Back then, the thought of stacking a bunch of un-played games in the corner of my house would have been unthinkable. I should at least open them, right? Throw them in and try them out? When I was writing about games for a living, I had a five-minute rule. Fire up a game, sit back, and start playing. If it didn’t grab my attention in five minutes, I quit and grabbed something else. But these days, I don’t even have time to indulge the five-minute rule.
Let me tell you something about babies. They don’t sleep as much as you might think. For the first week or so, they lull you into a false sense of security, dozing most of the day and night, waking only to blink and eat. I remember sitting on the couch in the afternoon during my paternity leave, the shades in my California apartment drawn tight so my newest family member could doze in the cradle beside me. I played Might & Magic: Clash of Heroes HD for hours on end, thrilled that fatherhood hadn’t hampered my gaming life. If anything, it had improved it. The company that paid me to play games had generously given me a few weeks off to adjust to life with baby. And I was spending a remarkable amount of that time playing games. Suckers!
But, like a demonic antagonist in a videogame, a newborn baby soon wakes from its slumber to bathe the land in blood and fire. The townspeople knew all along that the beast’s sleep was a tenuous illusion. But they chose to ignore it.
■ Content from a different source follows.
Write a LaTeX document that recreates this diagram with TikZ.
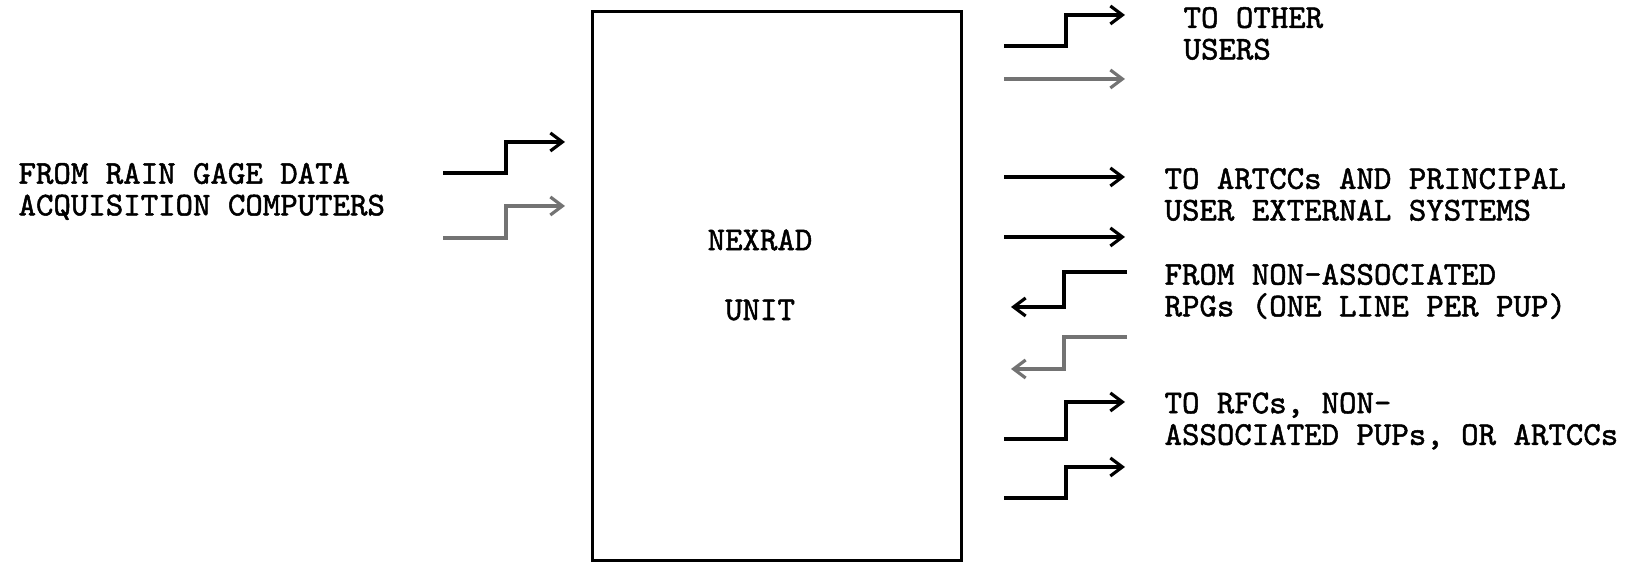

They went about their lives, one eye always on the cave at the top of the mountain, ears pricked for the slightest sound of rumbling.
Parents do this too. “Maybe our baby will be different,” they tell each other. “Maybe he will sleep through the night from the beginning.” But they know. Deep down, they know. Soon my son was doing what normal infants do: sleeping for a few hours, waking up to eat, sleeping a bit more, waking up to be active, sleeping a bit more. At first, it’s a shock to the parent’s system. Living your life in two-hour intervals forces you to view the world differently. “What should I do tonight?” becomes: “In about an hour, I will have two hours to myself, at best. I have seven hours worth of things to do, including personal grooming, banking, home repair, family communication, eating, entertaining myself and sleeping.” By the time you finish that thought, your body has succumbed to the latter.
It gets better. So goes the mantra of the Kindly Parental Stranger. They’re everywhere, these people. Shopping malls, grocery stores, parks, restaurants. They sense the plight of the new parent like a Scientologist can sniff out a vulnerable actor. When my son started waking up at all hours of the night to recreationally scream and poop, I would take long walks with him during the day, mainly to get out of the house, which had begun to smell like a combination of Wal-Mart and the Humane Society. On my walks, they would always find me. At the time, it annoyed me. Am I really doing such a horrible job at as a new dad that this middle-aged women needs to stop me, lay a blinged-out hand on my shoulder and reassure me that “it gets better?”